Uitleg in duidelijke taal
1. Niet kan worden bedongen dat gedurende de contractsperiode een hogere koopprijs wordt vastgesteld, tenzij het met inachtneming van artikel 128 vastgestelde aanpassingen betreft van de in de overeenkomst vermelde rentevoet of het gaat om indexering aan de hand van een van overheidswege vastgesteld indexcijfer.
Dit betekent letterlijk dat er niet mag worden afgesproken (bedongen) dat tijdens de looptijd van het contract (gedurende de contractsperiode) een hogere koopprijs wordt bepaald (vastgesteld). Een uitzondering hierop is toegestaan als het gaat om aanpassingen van de in de overeenkomst genoemde rentevoet, die zijn vastgesteld met inachtneming van artikel 128, of als het een indexering betreft op basis van een door de overheid (van overheidswege) vastgesteld indexcijfer.
2. Evenmin kan worden bedongen dat in geval de huurkoper in de nakoming van zijn verplichtingen tekortschiet, de huurkoopovereenkomst van rechtswege wordt ontbonden of eindigt, dan wel door de huurverkoper kan worden ontbonden of beëindigd zonder ingebrekestelling.
Dit betekent letterlijk dat er eveneens niet mag worden afgesproken (bedongen) dat, wanneer de huurkoper zijn verplichtingen niet nakomt (tekortschiet), de huurkoopovereenkomst automatisch (van rechtswege) wordt ontbonden of eindigt.

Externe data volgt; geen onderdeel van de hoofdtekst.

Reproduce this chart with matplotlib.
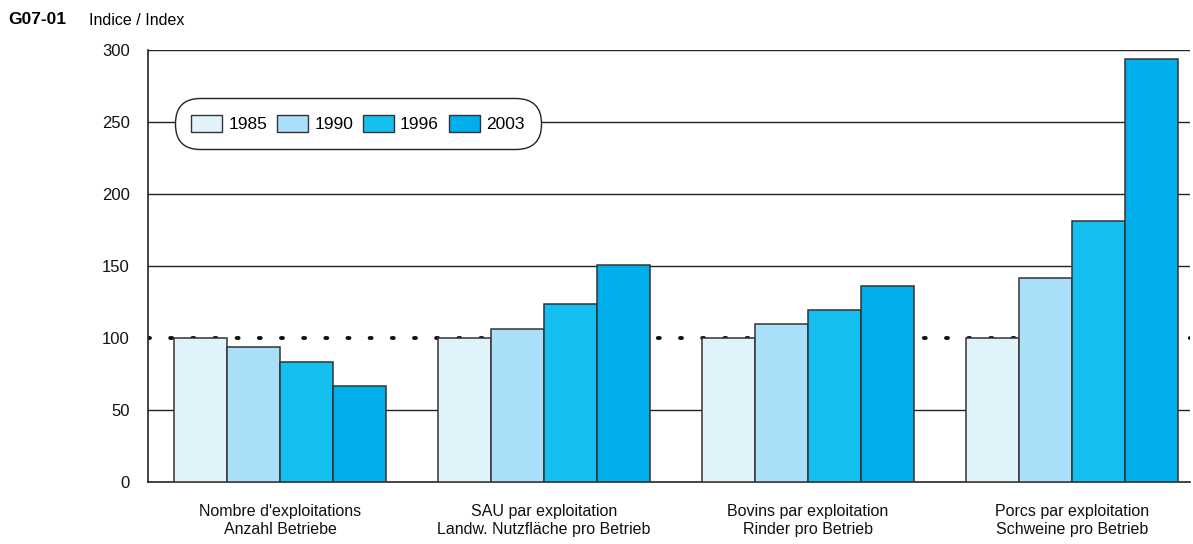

Ook mag niet worden bedongen dat de huurverkoper de overeenkomst kan ontbinden of beëindigen zonder de huurkoper eerst formeel in gebreke te stellen (zonder ingebrekestelling).
3. De huurverkoper mag niet tot ontbinding of beëindiging overgaan dan nadat de bij de ingebrekestelling gestelde redelijke termijn van tenminste twee maanden is verstreken en de huurverkoper de huurkoper heeft uitgenodigd om met hem in overleg te treden over diens betalingsachterstand, tenzij dit van de huurverkoper in redelijkheid niet kan worden gevergd.
Dit betekent letterlijk dat de huurverkoper de huurkoopovereenkomst niet mag ontbinden of beëindigen, tenzij aan de volgende voorwaarden is voldaan: de in de ingebrekestelling genoemde redelijke termijn van minimaal (tenminste) twee maanden moet zijn afgelopen (verstreken), én de huurverkoper moet de huurkoper hebben uitgenodigd voor een gesprek (overleg) over zijn of haar (diens) betalingsachterstand. Een uitzondering geldt indien dit redelijkerwijs (in redelijkheid) niet van de huurverkoper kan worden verwacht (gevergd).